Rz. 108

In der Rspr. war bis 31.12.2020 umstritten, wie zu verfahren ist, wenn in verschiedenen Angelegenheiten Geschäftsgebühren nach Nr. 2300 VV RVG entstanden sind und diese Angelegenheiten dann in ein einheitliches gerichtliches Verfahren und damit in nur eine gebührenrechtliche Angelegenheit münden, in der nur eine einzige Verfahrensgebühr entsteht.

Nach der Rspr. des BGH[134] waren in diesen Fällen alle angefallenen Geschäftsgebühren nach Vorbem. 3 Abs. 4 VV RVG zur Hälfte bzw. je höchstens mit 0,75 auf die Verfahrensgebühr anzurechnen. Das hat zur Folge, dass in den Fällen, in denen die Summe der anzurechnenden Beträge die Höhe der Verfahrensgebühr erreicht oder übersteigt, im gerichtlichen Verfahren wirtschaftlich gesehen keine Verfahrensgebühr mehr verbleibt. Nach der Gegenauffassung war die Anrechnung in diesen Fällen in analoger Anwendung von § 15 Abs. 3 RVG beschränkt auf einen nach dem höchsten Anrechnungssatz aus dem Gesamtwert berechneten Betrag.[135]

Das KostRÄG 2021[136] regelt diese Anrechnungsproblematik seit dem 1.1.2021 in § 15a Abs. 2 RVG im Sinne der Gegenauffassung[137] ausdrücklich:

Sind mehrere Gebühren teilweise auf dieselbe Gebühr anzurechnen, so ist der anzurechnende Betrag für jede anzurechnende Gebühr gesondert zu ermitteln. Bei Wertgebühren darf der Gesamtbetrag der Anrechnung jedoch denjenigen Anrechnungsbetrag nicht übersteigen, der sich ergeben würde, wenn eine Gebühr anzurechnen wäre, die sich aus dem Gesamtbetrag der betroffenen Wertteile nach dem höchsten für die Anrechnungen einschlägigen Gebührensatz berechnet. Bei Betragsrahmengebühren darf der Gesamtbetrag der Anrechnung den für die Anrechnung bestimmten Höchstbetrag nicht übersteigen.

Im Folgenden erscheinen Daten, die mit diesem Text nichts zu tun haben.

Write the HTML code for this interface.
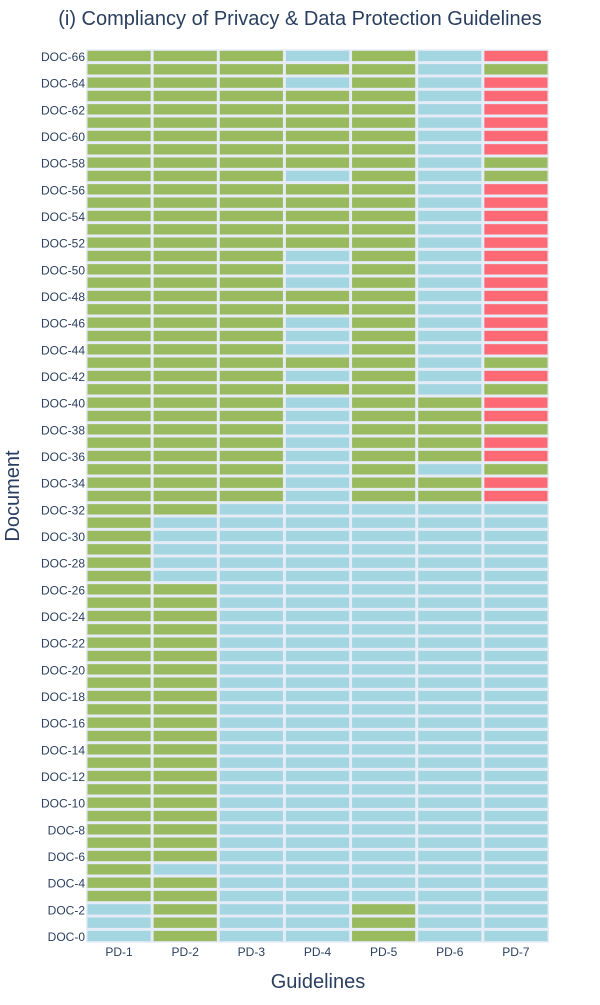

[134] BGH NJW 2017, 1821 = RVGreport 2017, 220 = AGS 2017, 170.
[135] OVG Nordrhein-Westfalen AGS 2017, 497 = AnwBl 2017, 1006 = NJW-Spezial 2017, 540 = RVGreport 2017, 38; OLG Koblenz AGS 2009, 167.
[136] Gesetz zur Änderung des Justizkosten- und des Rechtsanwaltsvergütungsrechts und zur Änderung des Gesetzes zur Abmilderung der Folgen der COVID-19-Pandemie im Zivil-, Insolvenz- und Strafverfahrensrecht (Kostenrechtsänderungsgesetz 2021) vom 21.12.2020 (BGBl I 2020, S. 3229).
[137] OVG Nordrhein-Westfalen AGS 2017, 497 = AnwBl 2017, 1006 = NJW-Spezial 2017, 540 = RVGreport 2017, 38.